What is Financial Crime?
Financial crime refers to crimes that involve taking money or other property that belongs to someone else to obtain a financial gain.
Examples of financial crime include fraud, embezzlement, money laundering, insider trading, Ponzi schemes, accounting fraud, theft, cybercrime, identity theft, forgery, bribery, corruption, market manipulation, and regulatory violations.
These activities often involve complex schemes leading to serious consequences for individuals, organizations, and even entire economies.
Financial crime can impact a wide range of individuals and entities, including:
- Small businesses
- Financial institutions
- Government agencies
- Investors and shareholders
- Charitable organizations
- Elderly and vulnerable
- High net worth individuals
The effects of financial crime can comprise financial losses, reputational damage, harm public trust in financial markets and legal penalties. Additionally, it can fuel severe criminal activities such as terrorism, drug trafficking, and organized crime.
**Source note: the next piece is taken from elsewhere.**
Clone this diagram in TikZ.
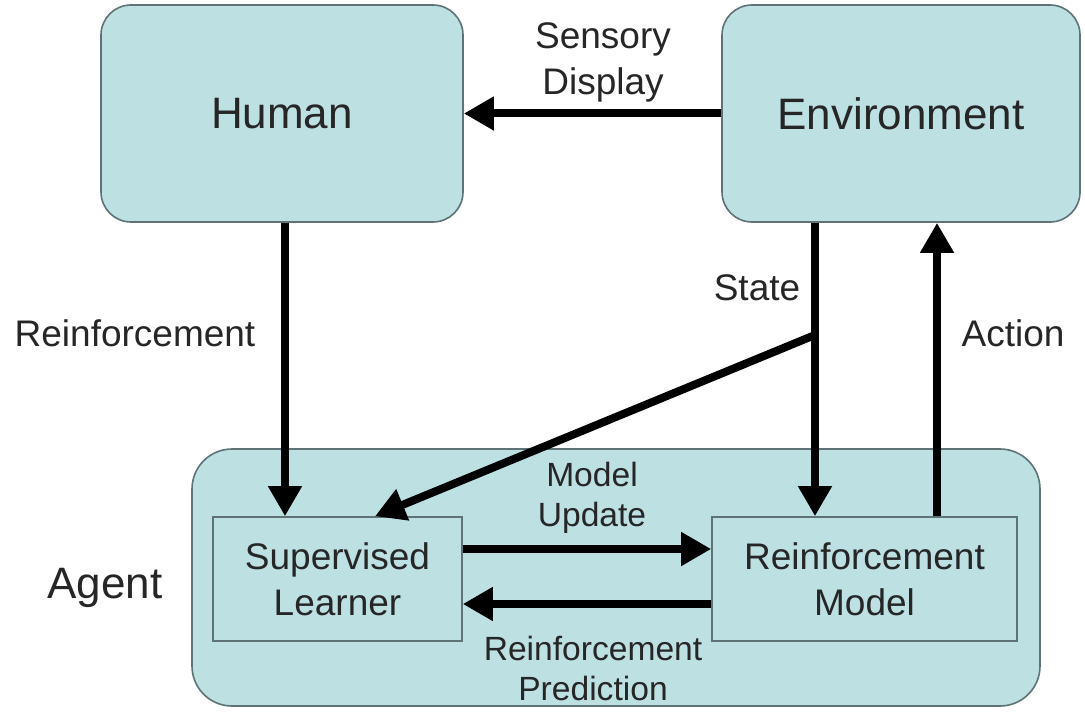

To combat financial crime, governments, financial institutions, and regulatory firms around the globe have implemented a variety of measures, including anti-money laundering regulations, know-your-customer requirements, transaction monitoring, and reporting obligations. Implementing these measures can detect, prevent, and prosecute the ongoing financial crimes resulting in overall integrity and stability of financial systems.